ハッピーウェザリング
03
happy weathering

白い壁、光る床、完成したばかりの場所には凛とした美しさがあります。しかしその美しさは一瞬のもので、できあがったものはその瞬間から時間の中に置かれ風化の道を歩み始めます。完成することに主眼を置いた計画では、完成した時が一番美しく、興味深く、愛おしいものかもしれませんが、それ故に時間の経過と共にその全てが色褪せていきます。それは永久凍結された瞬間的な美であって恒久的なものではありません。
現出したすべてのものは時間の評価の中に入ります。時間を味方にするような価値観がなければ刹那の評価の中にすべての結果を押し込めて、あとはただその喪失を惜しむばかりとなります。時間を取り込めるような創造とは変化を楽しむことです。経年変化を楽しめる素材を使ったり、変化に合わせて部分的に変更できるような工夫を予め内包させておいたり、また地域の気候風土や文化歴史に依るすでに時間的評価を超えているようなコンテキストを読み、寄り添うことができれば自らもその中に身を置くことができるかもしれません。そういったハード・ソフトの両面から時間にアプローチすることで幸せな変化と共に過ごせると思います。
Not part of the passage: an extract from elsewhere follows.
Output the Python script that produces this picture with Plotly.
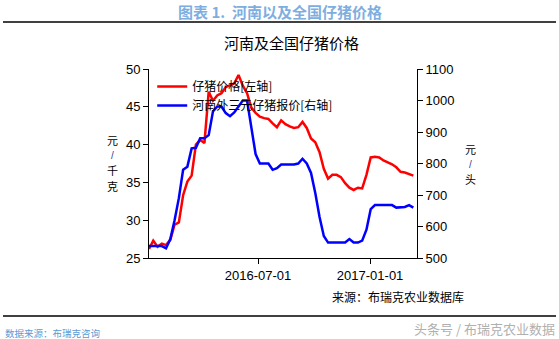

それを私は『ハッピーウェザイング』と呼んでいます。どこかハッピーウェディングと似ている響きですが、幸せな風化とはまさに、幸せな出会いがなければ成し得ません。人と素材、人と風土、人と歴史などとの出会い、そして強い結びつきがなければ長い時間の中でお互いが良好な関係を続けることはできません。人から見放された場所はあっという間に寂れてしまいます。互いの支えがなければ互いに滅んでしまいます。 愛情をもってメンテナンスをした場所は、良い老け方をしていきます。そしてその良い風情に人は癒され、またその場所を大切に扱おうとします。この好循環が場所の価値を普遍的なものへと変えていきます。 情報が社会を加速していく現代、その速度を追随できない空間は逆説的に身体と共にあることを問われていると思います。デバイスとソフトウェアの関係のように更新されるものとその基盤となるものという関係があります。基盤としての建築とはより家具的になり、より身体にフィットした在り方であると思います。既存の時間を過ごすためだけの場所ではなく、一歩進んで時間を刻む場所として、人との接地面が多い空間を 考えることに快適な空間の可能性があると思います。